Replacing passwords and even API keys with OAuth sounds perfectly nice, but there’s a reason why OAuth hasn’t seen stronger adoption. OAuth can be tricky for DevOps to implement, requiring yet another service account ID and secret for each application. And how does the application protect that secret?

With its OAuth provider and Delegated Machine Credentials (DMC) technologies, Centrify has cracked that nut. Let’s look at three main ways Centrify’s Privileged Access Service vault plus DMC helps.

Taking Those IDs and Passwords Off the Playing Field

Let’s first address those privileged credentials you can’t delete. You can protect and manage them inside the Centrify Privileged Access Service vault. In a perfect world, nobody should ever touch them. For emergencies, though, strictly control who can check them out and audit that activity. Further, enforce just-in-time access via workflow-based request and approval; time-box that access to prevent reuse; and, after use, rotate the passwords automatically, making them complicated and difficult to crack.

field

Enrolling Developer Apps and Services in the Vault

Vaults, in general, are not revolving doors allowing anyone or anything to access secrets, credentials, or tokens. Just like a user, your apps must also authenticate to the vault.

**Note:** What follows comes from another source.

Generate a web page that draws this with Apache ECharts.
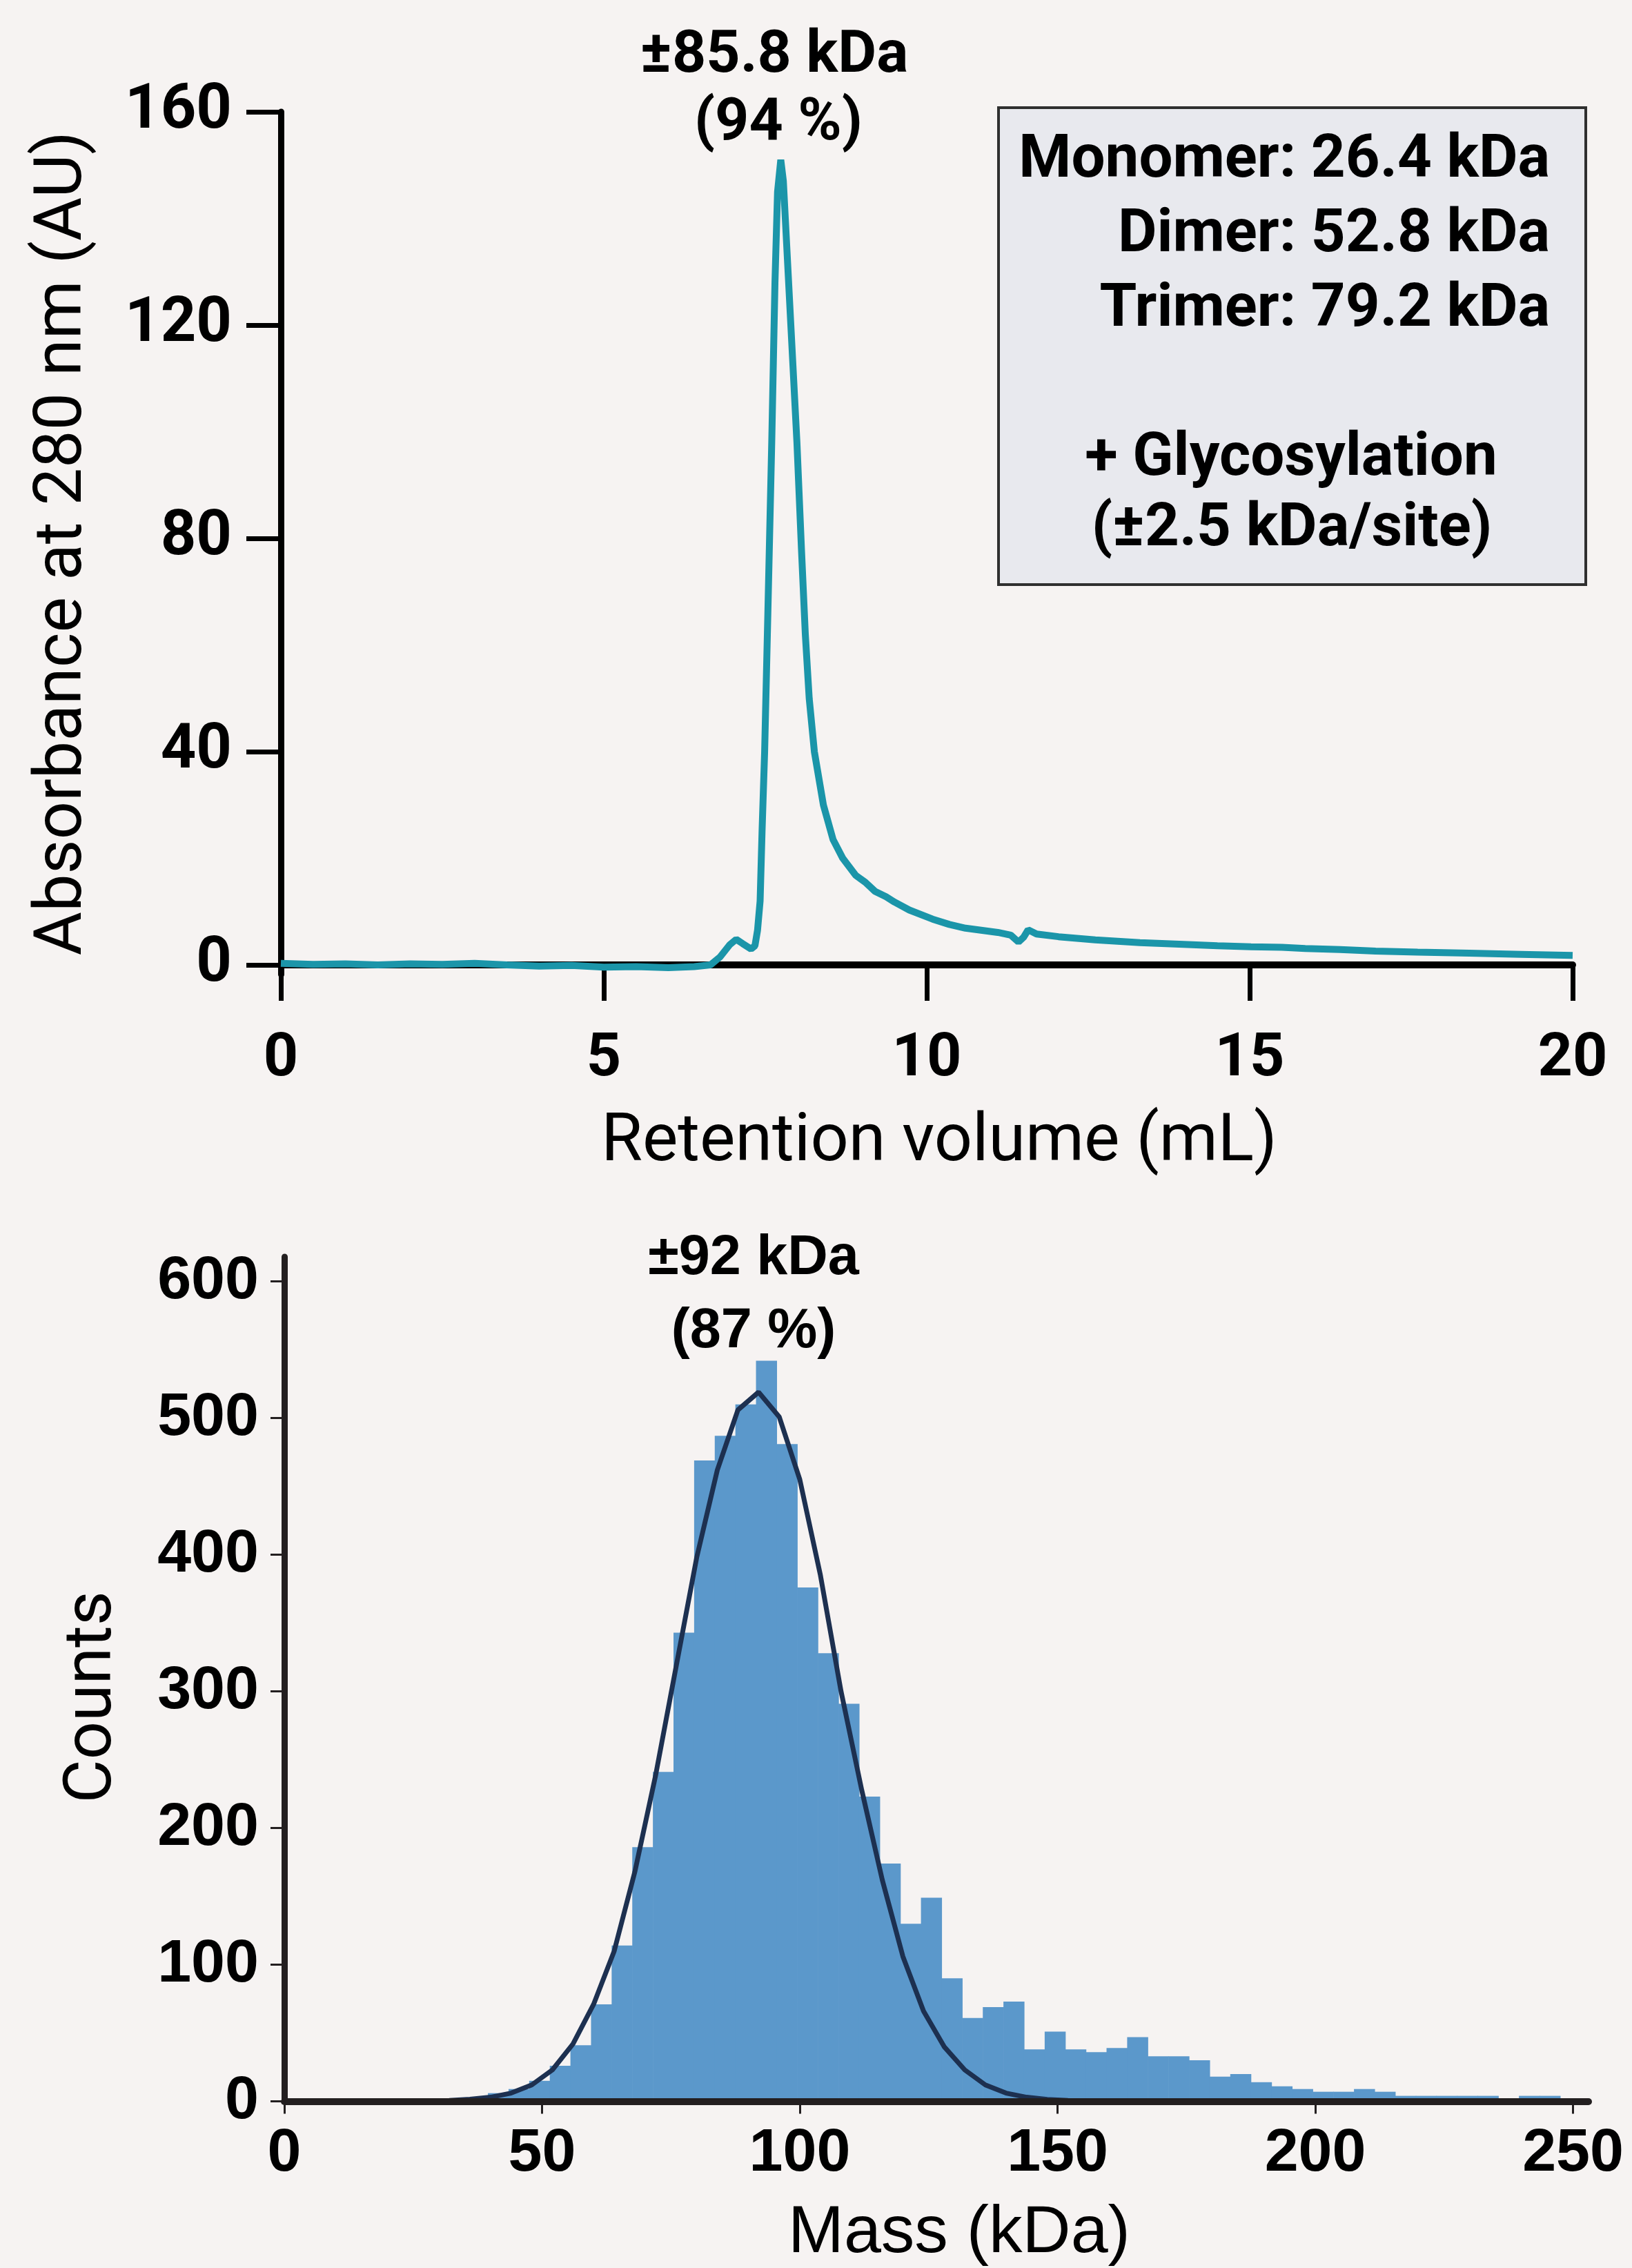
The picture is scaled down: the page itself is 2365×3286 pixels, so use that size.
<!DOCTYPE html>
<html>
<head>
<meta charset="utf-8">
<script src="https://cdn.jsdelivr.net/npm/echarts/dist/echarts.min.js"></script>
<style>
  html, body { margin: 0; padding: 0; background: #f6f3f2; }
  #container { width: 2365px; height: 3286px; }
</style>
</head>
<body>
<div id="container"></div>
<script>
// SEC trace (retention volume in mL, absorbance in AU)
let secVolume = [0, 0.5, 1.0, 1.5, 2.0, 2.5, 3.0, 3.5, 4.0, 4.5, 5.0, 5.5, 6.0, 6.4, 6.65, 6.8, 6.95, 7.05, 7.15, 7.28, 7.34, 7.38, 7.42, 7.45, 7.49, 7.54, 7.60, 7.65, 7.69, 7.74, 7.78, 7.81, 7.90, 7.99, 8.06, 8.12, 8.18, 8.26, 8.40, 8.55, 8.70, 8.90, 9.05, 9.20, 9.37, 9.50, 9.73, 10.09, 10.35, 10.6, 11.1, 11.3, 11.42, 11.5, 11.57, 11.7, 12.04, 12.61, 13.3, 13.91, 14.5, 15.02, 15.5, 15.86, 16.4, 16.95, 17.6, 18.4, 19.2, 20.0];
let secAbs = [0.3, 0.1, 0.2, 0.0, 0.2, 0.1, 0.3, 0.0, -0.2, -0.1, -0.4, -0.3, -0.5, -0.3, 0.0, 1.5, 3.8, 4.8, 4.0, 3.0, 3.6, 6.5, 12, 25, 40, 66, 98, 128, 145, 151, 147, 140, 119, 98, 78, 62, 50, 40, 30, 23.5, 20, 16.8, 15.5, 13.8, 12.8, 11.8, 10.3, 8.6, 7.6, 6.9, 6.1, 5.6, 4.3, 5.2, 6.6, 5.8, 5.3, 4.7, 4.2, 3.9, 3.6, 3.4, 3.3, 3.1, 2.9, 2.6, 2.4, 2.2, 2.0, 1.8];
let secYTicks = [0, 40, 80, 120, 160];

// mass photometry histogram (4 kDa bins)
let binStart = [35.5, 39.5, 43.5, 47.5, 51.5, 55.5, 59.5, 63.5, 67.5, 71.5, 75.5, 79.5, 83.5, 87.5, 91.5, 95.5, 99.5, 103.5, 107.5, 111.5, 115.5, 119.5, 123.5, 127.5, 131.5, 135.5, 139.5, 143.5, 147.5, 151.5, 155.5, 159.5, 163.5, 167.5, 171.5, 175.5, 179.5, 183.5, 187.5, 191.5, 195.5, 199.5, 203.5, 207.5, 211.5, 215.5, 219.5, 223.5, 227.5, 231.5, 235.5, 239.5, 243.5, 247.5];
let binCounts = [1, 6, 9, 15, 26, 41, 71, 114, 186, 241, 343, 469, 487, 510, 542, 481, 376, 328, 291, 223, 174, 130, 149, 90, 61, 69, 73, 38, 51, 38, 36, 39, 47, 33, 33, 30, 18, 20, 14, 11, 9, 7, 7, 9, 7, 4, 4, 4, 4, 4, 2, 4, 4, 1];
let binWidth = 4;

// gaussian fit curve
let fitMass = [0, 28, 32, 36, 40, 44, 48, 52, 56, 60, 64, 68, 72, 76, 80, 84, 88, 92, 96, 100, 104, 108, 112, 116, 120, 124, 128, 132, 136, 140, 144, 148, 152, 160, 250];
let fitCounts = [0, 0.2, 0.6, 1.5, 3, 6, 12, 23, 42, 71, 110, 168, 238, 318, 398, 462, 506, 519, 501, 455, 385, 300, 228, 162, 106, 66, 40, 23, 12, 6, 3, 1.4, 0.6, 0.1, 0];
let massTicks = [0, 50, 100, 150, 200, 250];
let countTicks = [0, 100, 200, 300, 400, 500, 600];

let dom = document.getElementById("container");
let myChart = echarts.init(dom, null, { renderer: 'canvas' });

const ROBOTO = 'Roboto, "Noto Sans", sans-serif';
const ARIAL = '"Liberation Sans", Arial, sans-serif';
const teal = '#1b95a9';
const barColor = '#5b98cb';
const fitColor = '#1d3050';

let secData = secVolume.map(function (v, i) { return [v, secAbs[i]]; });
let histData = binStart.map(function (s, i) { return [s, s + binWidth, binCounts[i]]; });
let fitData = fitMass.map(function (m, i) { return [m, fitCounts[i]]; });

// one rectangle per histogram bin
function renderBin(params, api) {
    let p0 = api.coord([api.value(0), api.value(2)]);
    let p1 = api.coord([api.value(1), 0]);
    return {
        type: 'rect',
        shape: { x: p0[0], y: p0[1], width: p1[0] - p0[0] + 0.6, height: p1[1] - p0[1] },
        style: { fill: barColor }
    };
}

function txt(text, x, y, size, weight, family, align) {
    return {
        type: 'text', x: x, y: y, z: 20,
        style: {
            text: text, fill: '#000', fontSize: size, fontWeight: weight,
            fontFamily: family, align: align || 'center', verticalAlign: 'middle'
        }
    };
}

let option = {
    backgroundColor: '#f6f3f2',
    animation: false,
    grid: [
        { left: 407, top: 162, width: 1872, height: 1250 },
        { left: 412, top: 1821, width: 1890, height: 1229 }
    ],
    xAxis: [{
        gridIndex: 0, type: 'value', min: 0, max: 20, interval: 5,
        name: 'Retention volume (mL)', nameLocation: 'middle', nameGap: 245,
        nameTextStyle: { fontSize: 97, fontFamily: ROBOTO, color: '#000', verticalAlign: 'middle', padding: [0, 0, 0, 36] },
        axisLine: { lineStyle: { color: '#000', width: 10 } },
        axisTick: { length: 52, lineStyle: { color: '#000', width: 7 } },
        axisLabel: { margin: 80, fontSize: 88, fontWeight: 'bold', fontFamily: ROBOTO, color: '#000' },
        splitLine: { show: false }
    }, {
        gridIndex: 1, type: 'value', min: 0, max: 253, z: 5,
        name: 'Mass (kDa)', nameLocation: 'middle', nameGap: 192,
        nameTextStyle: { fontSize: 97, fontFamily: ARIAL, color: '#000', verticalAlign: 'middle', padding: [0, 0, 0, 66] },
        axisLine: { lineStyle: { color: '#231f20', width: 10 } },
        axisTick: { length: 18, customValues: massTicks, lineStyle: { color: '#231f20', width: 3 } },
        axisLabel: { margin: 32, customValues: massTicks, fontSize: 88, fontWeight: 'bold', fontFamily: ARIAL, color: '#000' },
        splitLine: { show: false }
    }],
    yAxis: [{
        gridIndex: 0, type: 'value', min: -1.8, max: 160,
        name: 'Absorbance at 280 nm (AU)', nameLocation: 'middle', nameGap: 314,
        nameTextStyle: { fontSize: 97, fontFamily: ROBOTO, color: '#000', verticalAlign: 'middle' },
        axisLine: { show: true, lineStyle: { color: '#000', width: 9 } },
        axisTick: { show: true, length: 50, customValues: secYTicks, lineStyle: { color: '#000', width: 7 } },
        axisLabel: { margin: 71, customValues: secYTicks, fontSize: 90, fontWeight: 'bold', fontFamily: ROBOTO, color: '#000' },
        splitLine: { show: false }
    }, {
        gridIndex: 1, type: 'value', min: 0, max: 618,
        name: 'Counts', nameLocation: 'middle', nameGap: 276,
        nameTextStyle: { fontSize: 97, fontFamily: ROBOTO, color: '#000', verticalAlign: 'middle', padding: [0, 52, 0, 0] },
        axisLine: { show: true, lineStyle: { color: '#231f20', width: 9 } },
        axisTick: { show: true, length: 20, customValues: countTicks, lineStyle: { color: '#231f20', width: 3 } },
        axisLabel: { margin: 37, customValues: countTicks, fontSize: 88, fontWeight: 'bold', fontFamily: ARIAL, color: '#000' },
        splitLine: { show: false }
    }],
    series: [{
        name: 'SEC',
        type: 'line',
        xAxisIndex: 0, yAxisIndex: 0,
        data: secData,
        showSymbol: false,
        smooth: false,
        lineStyle: { color: teal, width: 10 },
        z: 3
    }, {
        name: 'Histogram',
        type: 'custom',
        xAxisIndex: 1, yAxisIndex: 1,
        renderItem: renderBin,
        encode: { x: [0, 1], y: 2 },
        data: histData,
        z: 2
    }, {
        name: 'Fit',
        type: 'line',
        xAxisIndex: 1, yAxisIndex: 1,
        data: fitData,
        showSymbol: false,
        smooth: false,
        lineStyle: { color: fitColor, width: 7 },
        z: 4
    }],
    graphic: [
        txt('±85.8 kDa', 1122, 82, 86, 'bold', ROBOTO),
        txt('(94 %)', 1128, 180, 86, 'bold', ROBOTO),
        {
            type: 'rect', z: 10,
            shape: { x: 1447, y: 156, width: 851, height: 691 },
            style: { fill: '#e8e9ee', stroke: '#2f2f2f', lineWidth: 4 }
        },
        txt('Monomer: 26.4 kDa', 2246, 234, 87, 'bold', ROBOTO, 'right'),
        txt('Dimer: 52.8 kDa', 2246, 342, 87, 'bold', ROBOTO, 'right'),
        txt('Trimer: 79.2 kDa', 2246, 450, 87, 'bold', ROBOTO, 'right'),
        txt('+ Glycosylation', 1871, 666, 87, 'bold', ROBOTO),
        txt('(±2.5 kDa/site)', 1872, 768, 87, 'bold', ROBOTO),
        txt('±92 kDa', 1092, 1824, 81, 'bold', ARIAL),
        txt('(87 %)', 1092, 1930, 81, 'bold', ARIAL)
    ]
};

myChart.setOption(option);
</script>
</body>
</html>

Traditionally, this has been a substantial manual undertaking. For each application, register an API account and password with the vault, configure roles and policies to constrain what they can access, create OAuth client code, and embed that client and a secret in each application. Multiply that by the number of apps and services. With a new service account per application, your attack surface just exploded.

Then there’s the issue of how to store and protect that service account and password. In code? In a config file?

Alternatively, the Centrify Client establishes a trust relationship between the machine and the Centrify Platform, creates an OAuth Client in the vault, obtains a service account and an OAuth secret (a DMC), and configures the OAuth Client with API scopes for the applications that run on the system. It does this automatically via a single enrollment command.

Consuming Vault Services

Your application can now ask the Centrify Client to log into the vault on its behalf (using DMC) and obtain a scoped bearer token granting access to specific vault API endpoints. The application can then make an HTTP request to the vault, with the bearer token in the Authorization header. Alternatively, it can issue commands to the Centrify CLI to do the same. The machine’s credential is never exposed to your application.

Either way, the developer doesn’t need to know how OAuth works – Centrify handles that complexity. No hard-coded secrets, passwords, or API keys in code or config files. Having a single service account per-machine instead of per-application dramatically reduces your attack surface.

To play nicely within your CI/CD pipeline, all of this can be automated – installing the Centrify Client, enrolling the machine, installing the Centrify CLI, configuring application OAuth scopes, creating the OAuth Client, etc.

DMC, coupled with ephemeral tokens, is a game-changer that avoids finger-pointing and risk exposure.